Information supplied =
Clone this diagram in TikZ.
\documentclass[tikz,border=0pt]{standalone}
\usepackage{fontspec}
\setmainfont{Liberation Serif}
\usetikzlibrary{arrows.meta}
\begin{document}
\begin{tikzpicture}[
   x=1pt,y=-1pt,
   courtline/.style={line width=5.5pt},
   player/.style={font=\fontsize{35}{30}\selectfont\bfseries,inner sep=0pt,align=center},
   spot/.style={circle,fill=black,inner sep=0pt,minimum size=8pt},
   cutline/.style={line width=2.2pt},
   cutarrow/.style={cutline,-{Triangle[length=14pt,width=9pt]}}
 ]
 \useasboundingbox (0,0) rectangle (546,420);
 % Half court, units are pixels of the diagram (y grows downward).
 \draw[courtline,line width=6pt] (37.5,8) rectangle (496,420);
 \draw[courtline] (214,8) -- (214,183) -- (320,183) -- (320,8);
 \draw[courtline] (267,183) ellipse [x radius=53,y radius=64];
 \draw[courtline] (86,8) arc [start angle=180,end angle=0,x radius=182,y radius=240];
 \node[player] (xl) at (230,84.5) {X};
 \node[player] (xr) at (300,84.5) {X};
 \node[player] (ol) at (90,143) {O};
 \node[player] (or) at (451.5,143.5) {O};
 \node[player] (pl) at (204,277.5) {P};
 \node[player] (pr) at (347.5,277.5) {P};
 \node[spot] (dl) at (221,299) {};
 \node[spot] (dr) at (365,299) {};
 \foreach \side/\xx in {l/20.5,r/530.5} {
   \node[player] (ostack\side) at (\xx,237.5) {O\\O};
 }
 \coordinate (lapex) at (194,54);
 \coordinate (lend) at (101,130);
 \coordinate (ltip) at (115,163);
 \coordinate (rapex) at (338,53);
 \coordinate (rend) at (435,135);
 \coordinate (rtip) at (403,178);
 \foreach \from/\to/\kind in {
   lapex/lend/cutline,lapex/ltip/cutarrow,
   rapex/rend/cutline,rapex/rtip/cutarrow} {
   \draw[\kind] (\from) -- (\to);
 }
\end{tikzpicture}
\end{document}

What is required = Please reproduce each line exactly as written.

Answer to the exercise =
Clone this diagram in TikZ.
\documentclass[tikz,border=0pt]{standalone}
\usepackage{fontspec}
\setmainfont{Liberation Serif}
\usetikzlibrary{arrows.meta}
\begin{document}
\begin{tikzpicture}[
   x=1pt,y=-1pt,
   courtline/.style={line width=5.5pt},
   player/.style={font=\fontsize{35}{30}\selectfont\bfseries,inner sep=0pt,align=center},
   spot/.style={circle,fill=black,inner sep=0pt,minimum size=8pt},
   cutline/.style={line width=2.2pt},
   cutarrow/.style={cutline,-{Triangle[length=14pt,width=9pt]}}
 ]
 \useasboundingbox (0,0) rectangle (546,420);
 % Half court, units are pixels of the diagram (y grows downward).
 \draw[courtline,line width=6pt] (37.5,8) rectangle (496,420);
 \draw[courtline] (214,8) -- (214,183) -- (320,183) -- (320,8);
 \draw[courtline] (267,183) ellipse [x radius=53,y radius=64];
 \draw[courtline] (86,8) arc [start angle=180,end angle=0,x radius=182,y radius=240];
 \node[player] (xl) at (230,84.5) {X};
 \node[player] (xr) at (300,84.5) {X};
 \node[player] (ol) at (90,143) {O};
 \node[player] (or) at (451.5,143.5) {O};
 \node[player] (pl) at (204,277.5) {P};
 \node[player] (pr) at (347.5,277.5) {P};
 \node[spot] (dl) at (221,299) {};
 \node[spot] (dr) at (365,299) {};
 \foreach \side/\xx in {l/20.5,r/530.5} {
   \node[player] (ostack\side) at (\xx,237.5) {O\\O};
 }
 \coordinate (lapex) at (194,54);
 \coordinate (lend) at (101,130);
 \coordinate (ltip) at (115,163);
 \coordinate (rapex) at (338,53);
 \coordinate (rend) at (435,135);
 \coordinate (rtip) at (403,178);
 \foreach \from/\to/\kind in {
   lapex/lend/cutline,lapex/ltip/cutarrow,
   rapex/rend/cutline,rapex/rtip/cutarrow} {
   \draw[\kind] (\from) -- (\to);
 }
\end{tikzpicture}
\end{document}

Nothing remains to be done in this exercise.